そのことを考え合わせますと「僕」(ドゥーロス)と「使用人」(オイケテース)の区別の問題の答えが見えてきます。「使用人」という意味での「奴隷」に5億円、2億円、1億円を手渡して「自由に使っていいよ」とプレゼントする「主人」がいるだろうかと考えてみれば、通常ありえないと考えざるをえないわけです。
そういう意味ではありえません。彼らは「主人」の対義語として「僕」と呼ばれているだけです。会社でいえば、上司と部下の関係、あるいは社長と社員の関係であると考えるほうが近いです。言い方を換えれば、この主人が僕たちに「タラントン」を預けたことには初めから目的があったということです。
それは要するに事業展開です。お金を預けたということの意味は、仕事を任せたということです。それは、たとえていえば、5億円の事業、2億円の事業、1億円の事業です。ただし、その事業内容はお前たちが決めろという話です。内容まで指図はしない。その意味では自由に使え。しかし、私物化していいわけではないし、ばくちに使っていいわけでもない。とにかくうまくやってくれ。お前たちに期待しているよと、部下を信頼して仕事を任せてくれた上司の話であると考えるほうが近いです。
膨大な資本金を預けられたその瞬間から、自分はこれを用いて何をすべきかを自分で考えて、すぐ動きはじめ、あらゆる手を尽くして働く。そのことを主人は僕たちに初めから期待していたと考えるべきです。誰かの指示がなければ自分では何の判断もできず、何の働きもできない僕では困るのです。そうであるかどうか、僕の判断力を主人が試そうとしていると考えることができるかもしれません。

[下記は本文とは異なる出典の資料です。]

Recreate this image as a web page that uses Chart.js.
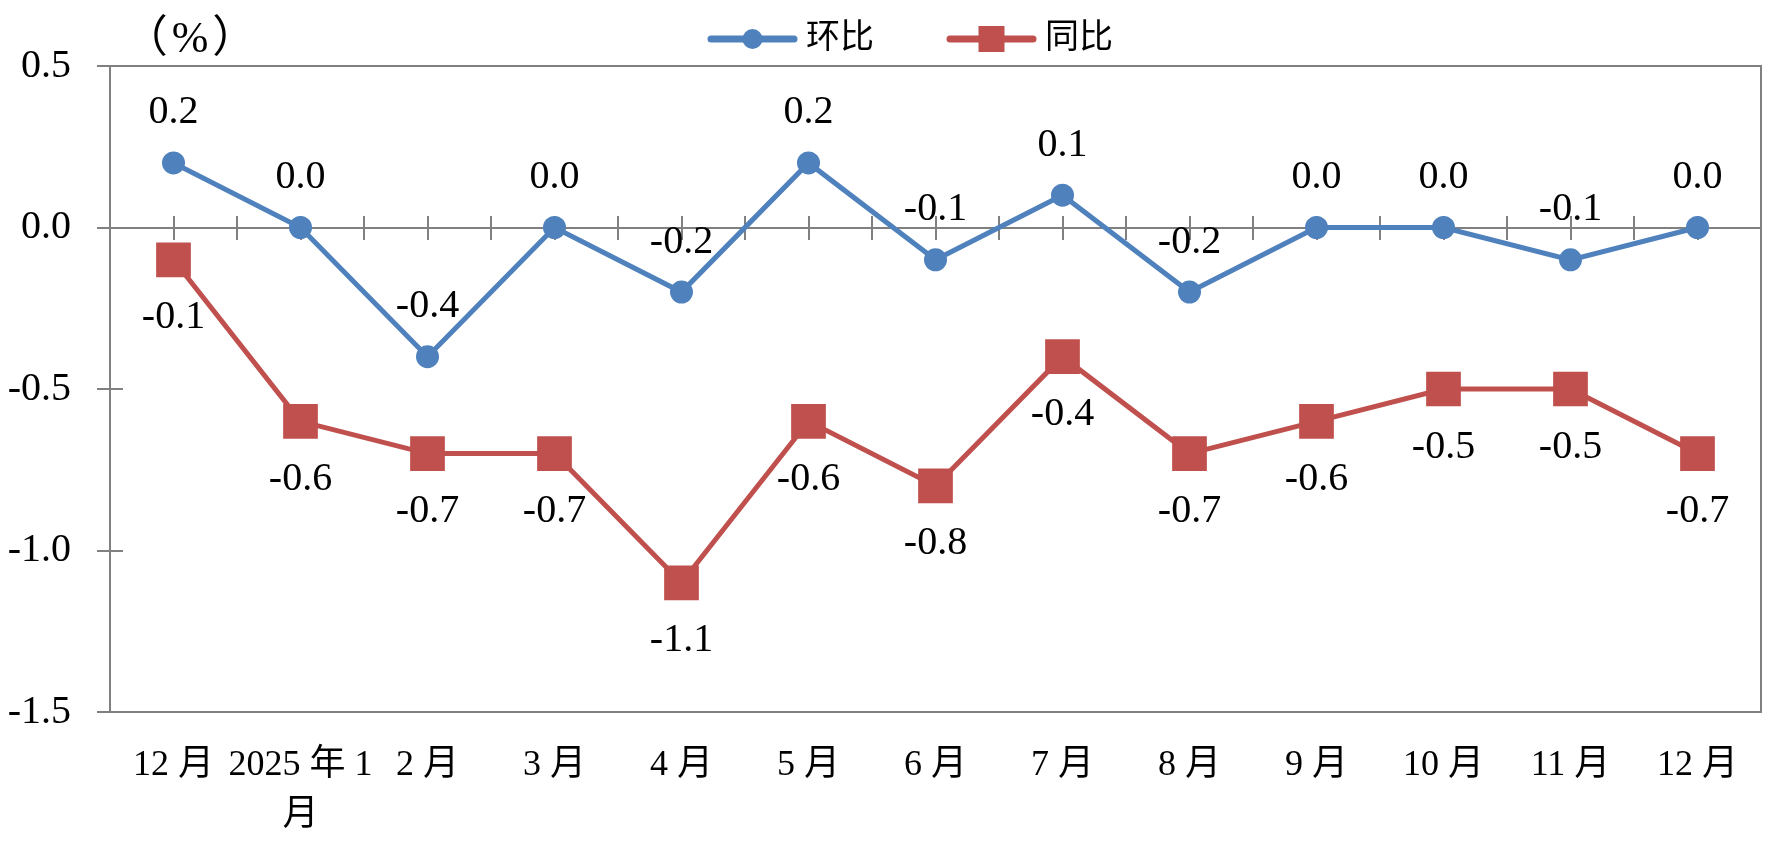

そのような主人の思いを察し、適確に理解し、その期待に応えるべく努力し、成果をおさめることができたのは、5タラントン預けられた僕と、2タラントン預けられた僕でした。それは資本金5億円の事業の責任者と、資本金2億円の事業の責任者の2人だと考えることができます。
インターネットで調べたら、今の日本では、資本金5億円以上か、あるいは200億円以上の負債をもつ、どちらかの条件を満たす株式会社のことを「大会社」と呼ぶそうです。そのように日本の法律の「会社法」で定義されているそうです。2億円の会社や1億円の会社はどうでしょうか。会社勤めをしたことがない私には正確な知識はありませんが、決して小さい会社であるとは言えないと思います。
いま申し上げたいのは今日開いていただいた聖書の箇所の「タラントンのたとえ」でわたしたちが思い描くべきイメージの問題だけです。3人の僕は、たとえていえば、資本金5億円の会社の社長と、資本金2億円の会社の社長と、資本金1億円の会社の社長。そして、彼らにお金を預けた主人は3つの会社を統合するグループの会長のような存在です。
事業に成功した前二者の社長はグループの会長からごほうびをいただきました。21節と23節に同じ言葉で「主人と一緒に喜んでくれ」とあるのは「祝宴に出席してください」という招待の言葉です。この「祝宴への招待」が先ほど申し上げた、主人から僕への「贈り物」の中身です。「タラントン」は贈り物ではありません。祝宴で食べたり飲んだりできる「喜び」が、彼らへの贈り物です。
そして、この「祝宴」(このように新共同訳聖書に訳されていませんが)こそが「天国」です。天国という祝宴には、どのような人が招かれるのか、どのような人は招かれないのかということが、このたとえ話のテーマです。
祝宴に招いてもらえなかった人がいます。3人目の僕です。彼は主人の怒りを買い、外の暗闇に追い出されてしまいます。彼は殺されたわけではありません。祝宴に招待してもらえなかっただけです。ひとりぼっちで、外の暗闇で、自分のどこが悪かったのかを反省しろ、と言われているのです。
彼のどこが悪かったのでしょうか。この続きは次回にお話しします。
一点だけ申し上げておきます。
彼は失敗を恐れた。そのことを主人は厳しく責めているのです。